* **Prompt**
Transcribe the material in full. Nothing should differ except that the pictures are left out.

* **Collected data**
** START **

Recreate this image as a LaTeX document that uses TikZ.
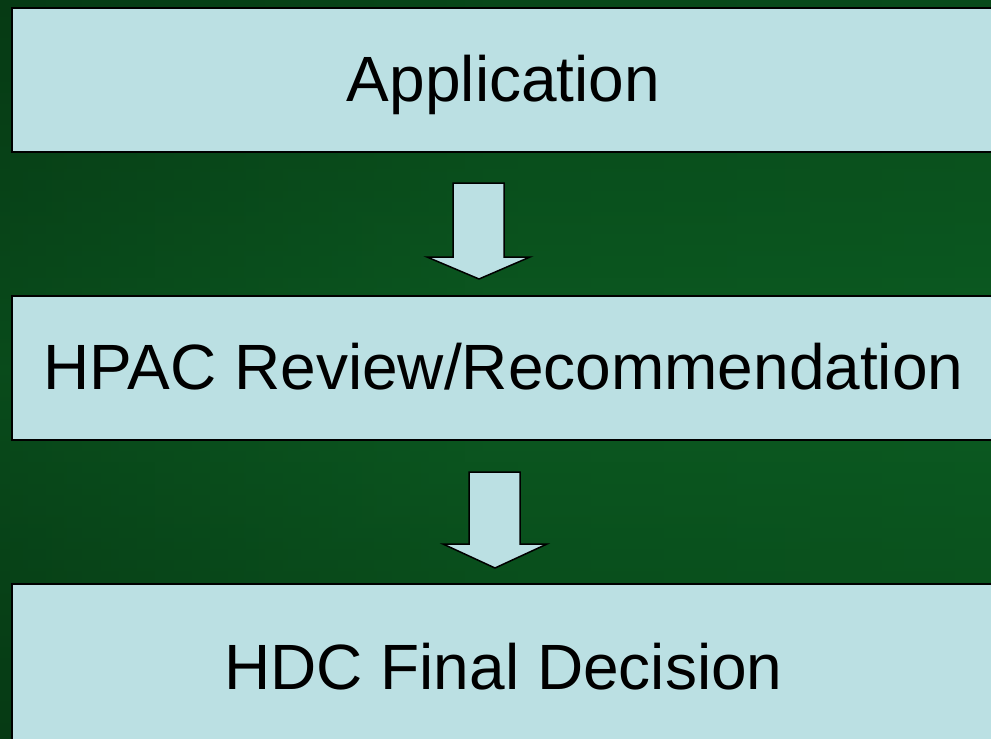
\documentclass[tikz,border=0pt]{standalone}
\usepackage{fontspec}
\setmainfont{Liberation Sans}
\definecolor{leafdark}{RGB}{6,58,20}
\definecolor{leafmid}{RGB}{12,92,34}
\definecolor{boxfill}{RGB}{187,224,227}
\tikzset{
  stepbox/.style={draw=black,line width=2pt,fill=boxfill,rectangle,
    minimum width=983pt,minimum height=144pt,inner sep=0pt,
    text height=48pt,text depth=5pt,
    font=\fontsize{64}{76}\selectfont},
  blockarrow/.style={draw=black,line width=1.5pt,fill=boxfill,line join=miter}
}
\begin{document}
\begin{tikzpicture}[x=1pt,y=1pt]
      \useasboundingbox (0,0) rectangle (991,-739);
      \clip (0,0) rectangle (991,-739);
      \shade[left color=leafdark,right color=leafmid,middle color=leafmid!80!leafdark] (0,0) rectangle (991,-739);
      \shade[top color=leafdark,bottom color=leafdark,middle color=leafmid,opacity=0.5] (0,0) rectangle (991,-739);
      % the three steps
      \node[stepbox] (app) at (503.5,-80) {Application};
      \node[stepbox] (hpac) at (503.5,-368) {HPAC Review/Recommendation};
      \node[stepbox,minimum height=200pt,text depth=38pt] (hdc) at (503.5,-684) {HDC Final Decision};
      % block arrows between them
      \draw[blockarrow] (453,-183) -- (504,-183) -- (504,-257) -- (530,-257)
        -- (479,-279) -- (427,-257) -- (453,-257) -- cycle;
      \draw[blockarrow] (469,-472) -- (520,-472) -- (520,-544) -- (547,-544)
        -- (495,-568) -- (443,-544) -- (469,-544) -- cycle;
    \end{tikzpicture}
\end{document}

** END **

* **Reply**
Recreate this image as a LaTeX document that uses TikZ.
\documentclass[tikz,border=0pt]{standalone}
\usepackage{fontspec}
\setmainfont{Liberation Sans}
\definecolor{leafdark}{RGB}{6,58,20}
\definecolor{leafmid}{RGB}{12,92,34}
\definecolor{boxfill}{RGB}{187,224,227}
\tikzset{
  stepbox/.style={draw=black,line width=2pt,fill=boxfill,rectangle,
    minimum width=983pt,minimum height=144pt,inner sep=0pt,
    text height=48pt,text depth=5pt,
    font=\fontsize{64}{76}\selectfont},
  blockarrow/.style={draw=black,line width=1.5pt,fill=boxfill,line join=miter}
}
\begin{document}
\begin{tikzpicture}[x=1pt,y=1pt]
      \useasboundingbox (0,0) rectangle (991,-739);
      \clip (0,0) rectangle (991,-739);
      \shade[left color=leafdark,right color=leafmid,middle color=leafmid!80!leafdark] (0,0) rectangle (991,-739);
      \shade[top color=leafdark,bottom color=leafdark,middle color=leafmid,opacity=0.5] (0,0) rectangle (991,-739);
      % the three steps
      \node[stepbox] (app) at (503.5,-80) {Application};
      \node[stepbox] (hpac) at (503.5,-368) {HPAC Review/Recommendation};
      \node[stepbox,minimum height=200pt,text depth=38pt] (hdc) at (503.5,-684) {HDC Final Decision};
      % block arrows between them
      \draw[blockarrow] (453,-183) -- (504,-183) -- (504,-257) -- (530,-257)
        -- (479,-279) -- (427,-257) -- (453,-257) -- cycle;
      \draw[blockarrow] (469,-472) -- (520,-472) -- (520,-544) -- (547,-544)
        -- (495,-568) -- (443,-544) -- (469,-544) -- cycle;
    \end{tikzpicture}
\end{document}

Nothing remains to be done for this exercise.